►
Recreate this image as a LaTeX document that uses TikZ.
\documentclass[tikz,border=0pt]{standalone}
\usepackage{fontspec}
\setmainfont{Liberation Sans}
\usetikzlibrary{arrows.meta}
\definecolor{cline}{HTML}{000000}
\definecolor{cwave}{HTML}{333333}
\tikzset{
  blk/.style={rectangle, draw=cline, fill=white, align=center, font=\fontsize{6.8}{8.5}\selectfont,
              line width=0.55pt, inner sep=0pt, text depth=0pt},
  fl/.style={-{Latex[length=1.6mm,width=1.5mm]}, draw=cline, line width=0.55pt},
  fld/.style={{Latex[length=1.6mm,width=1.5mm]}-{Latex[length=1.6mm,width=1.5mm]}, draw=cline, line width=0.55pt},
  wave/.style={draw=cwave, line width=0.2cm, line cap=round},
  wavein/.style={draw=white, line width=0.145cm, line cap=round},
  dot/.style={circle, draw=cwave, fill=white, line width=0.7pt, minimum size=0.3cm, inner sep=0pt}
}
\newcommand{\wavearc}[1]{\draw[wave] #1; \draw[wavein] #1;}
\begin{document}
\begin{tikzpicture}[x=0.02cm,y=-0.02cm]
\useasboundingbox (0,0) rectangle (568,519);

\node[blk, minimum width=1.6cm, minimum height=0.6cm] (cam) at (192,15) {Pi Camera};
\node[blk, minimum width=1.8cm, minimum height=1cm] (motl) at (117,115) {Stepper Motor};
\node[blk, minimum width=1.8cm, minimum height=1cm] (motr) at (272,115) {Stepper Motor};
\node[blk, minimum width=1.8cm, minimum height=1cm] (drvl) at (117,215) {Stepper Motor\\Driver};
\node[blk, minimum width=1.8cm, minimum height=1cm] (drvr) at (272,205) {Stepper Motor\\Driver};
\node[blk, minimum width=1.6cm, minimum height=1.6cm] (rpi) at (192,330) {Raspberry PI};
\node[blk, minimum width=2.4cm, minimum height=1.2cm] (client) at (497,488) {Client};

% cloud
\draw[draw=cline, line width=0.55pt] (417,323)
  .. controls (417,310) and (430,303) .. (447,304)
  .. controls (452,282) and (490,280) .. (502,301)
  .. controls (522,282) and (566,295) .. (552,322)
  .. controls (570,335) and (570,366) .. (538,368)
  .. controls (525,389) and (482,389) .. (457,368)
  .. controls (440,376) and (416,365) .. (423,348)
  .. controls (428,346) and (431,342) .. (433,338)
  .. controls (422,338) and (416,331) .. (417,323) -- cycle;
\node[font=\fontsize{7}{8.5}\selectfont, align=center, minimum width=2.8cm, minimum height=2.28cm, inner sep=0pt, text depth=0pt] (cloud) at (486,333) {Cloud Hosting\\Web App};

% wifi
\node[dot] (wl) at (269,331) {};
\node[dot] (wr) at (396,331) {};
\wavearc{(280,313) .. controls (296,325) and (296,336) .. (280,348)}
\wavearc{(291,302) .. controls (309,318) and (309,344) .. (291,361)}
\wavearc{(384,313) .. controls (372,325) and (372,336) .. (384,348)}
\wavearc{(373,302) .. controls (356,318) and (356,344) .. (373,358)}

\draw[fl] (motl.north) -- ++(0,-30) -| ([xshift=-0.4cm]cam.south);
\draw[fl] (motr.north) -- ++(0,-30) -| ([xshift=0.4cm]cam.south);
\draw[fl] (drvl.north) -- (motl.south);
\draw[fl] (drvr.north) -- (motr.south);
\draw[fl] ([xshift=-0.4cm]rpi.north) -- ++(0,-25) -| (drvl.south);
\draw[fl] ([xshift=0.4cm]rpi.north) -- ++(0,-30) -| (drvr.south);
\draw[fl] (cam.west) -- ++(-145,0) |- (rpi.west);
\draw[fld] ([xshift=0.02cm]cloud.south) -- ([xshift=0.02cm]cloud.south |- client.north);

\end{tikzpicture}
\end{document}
◄
_Problem_
Write out the listing's lines exactly, from its first line through the line that contains "(0,0) rectangle (568,519);", and stop there.

_The response_
Recreate this image as a LaTeX document that uses TikZ.
\documentclass[tikz,border=0pt]{standalone}
\usepackage{fontspec}
\setmainfont{Liberation Sans}
\usetikzlibrary{arrows.meta}
\definecolor{cline}{HTML}{000000}
\definecolor{cwave}{HTML}{333333}
\tikzset{
  blk/.style={rectangle, draw=cline, fill=white, align=center, font=\fontsize{6.8}{8.5}\selectfont,
              line width=0.55pt, inner sep=0pt, text depth=0pt},
  fl/.style={-{Latex[length=1.6mm,width=1.5mm]}, draw=cline, line width=0.55pt},
  fld/.style={{Latex[length=1.6mm,width=1.5mm]}-{Latex[length=1.6mm,width=1.5mm]}, draw=cline, line width=0.55pt},
  wave/.style={draw=cwave, line width=0.2cm, line cap=round},
  wavein/.style={draw=white, line width=0.145cm, line cap=round},
  dot/.style={circle, draw=cwave, fill=white, line width=0.7pt, minimum size=0.3cm, inner sep=0pt}
}
\newcommand{\wavearc}[1]{\draw[wave] #1; \draw[wavein] #1;}
\begin{document}
\begin{tikzpicture}[x=0.02cm,y=-0.02cm]
\useasboundingbox (0,0) rectangle (568,519);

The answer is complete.